Use this calculator when you want a framing takeoff that includes more than just “wall length divided by spacing.” It helps you account for openings, plates, and common framing pieces before ordering lumber or checking whether an estimate is in the right range. That makes it useful for ordering material with less guesswork and fewer field corrections.
Studs = (Wall Length / Spacing) + 1. Plates = 3 × Wall Length (double top + single bottom). Per Opening: 2 jack studs + 2 king studs + cripple studs. Header = opening width + 6". Cripples above = (opening width / spacing) + 1. Total board feet = pieces × length × width × thickness / 12.
Result: About 37 studs, 72 LF of plates, and roughly 250 board feet before waste
A 24 ft wall at 16 inch spacing starts with about 19 field-stud positions. Adding framing around one door and two windows pushes the total to roughly 37 studs after accounting for the studs interrupted by the openings. Plates still total 72 linear feet, and once studs plus plates are converted into board feet, the wall lands around the mid-200s before headers and waste are added.
A typical framed wall consists of bottom plate (sole plate) nailed to the floor, studs at regular spacing, and a doubled top plate. The bottom plate is pressure-treated if on concrete. Door openings omit the bottom plate. Window openings include a sill (flat 2×) supported by cripple studs below. All openings get jack studs (trimmer studs) supporting the header, and king studs outside the jacks for nailing.
Advanced framing uses 2×6 studs at 24" OC with single top plates, insulated headers, and two-stud corners. This reduces lumber use by 15-20% and increases the insulation cavity. It's accepted by the IRC and promoted by the DOE Building America program. The wider 2×6 cavity accommodates R-21 insulation vs. R-13 for 2×4 walls.
Lumber is sold by the piece (studs) or by the linear foot (plates, headers). Board feet = thickness" × width" × length' / 12. A 2×4×8' stud = 5.33 board feet. Current dimensional lumber prices vary regionally and seasonally. For rough budgeting, count total pieces by length, multiply by unit price, and add 10-15% for waste, tax, and delivery.
The distance from the center of one stud to the center of the next is 16 inches. This is the standard for load-bearing walls in residential construction. It ensures sheathing and drywall edges fall on stud centers (4' sheet / 16" = 3 spaces exactly).

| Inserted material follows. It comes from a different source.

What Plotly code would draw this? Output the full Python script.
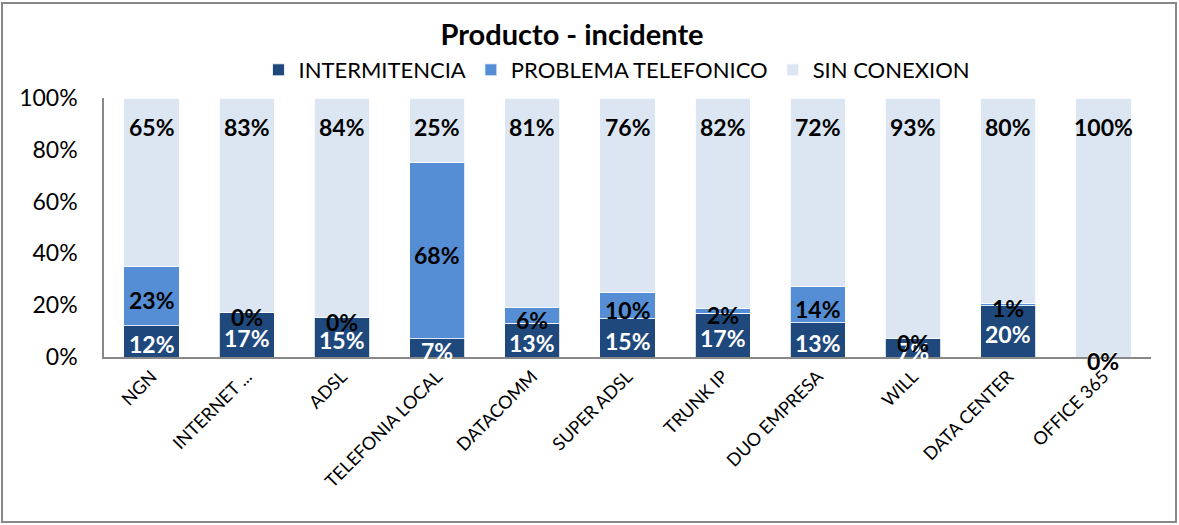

24" OC is allowed for non-load-bearing interior partition walls with 2×4 studs, and for some exterior walls with 2×6 studs (Advanced Framing / OVE). Check local building codes. 24" OC uses 33% fewer studs but requires engineered sheathing at panel edges.
Header size depends on span and load. General guidelines: up to 4' span = doubled 2×6, 4-6' span = doubled 2×8, 6-8' span = doubled 2×10, 8-10' span = doubled 2×12. For load-bearing walls or wider spans, an engineer should specify the header.
Short studs that fill the space above window and door headers (and below window sills). They maintain the stud spacing pattern for nailing sheathing and drywall. They run from the header to the top plate (or sill to bottom plate for below-window cripples).
Add 10-15% for cuts, defects, and mistakes. For complex walls with many openings, add 15%. For simple walls, 10% suffices. Precut (pre-cut to 92-5/8" for 8' walls) studs reduce waste vs. cutting from 8' stock.
Wall corners typically require 3 studs (or 2 studs with drywall clips). T-intersections where an interior wall meets an exterior wall require a stud or blocking for drywall nailing. Add 2-3 extra studs per corner and 1-2 per wall intersection.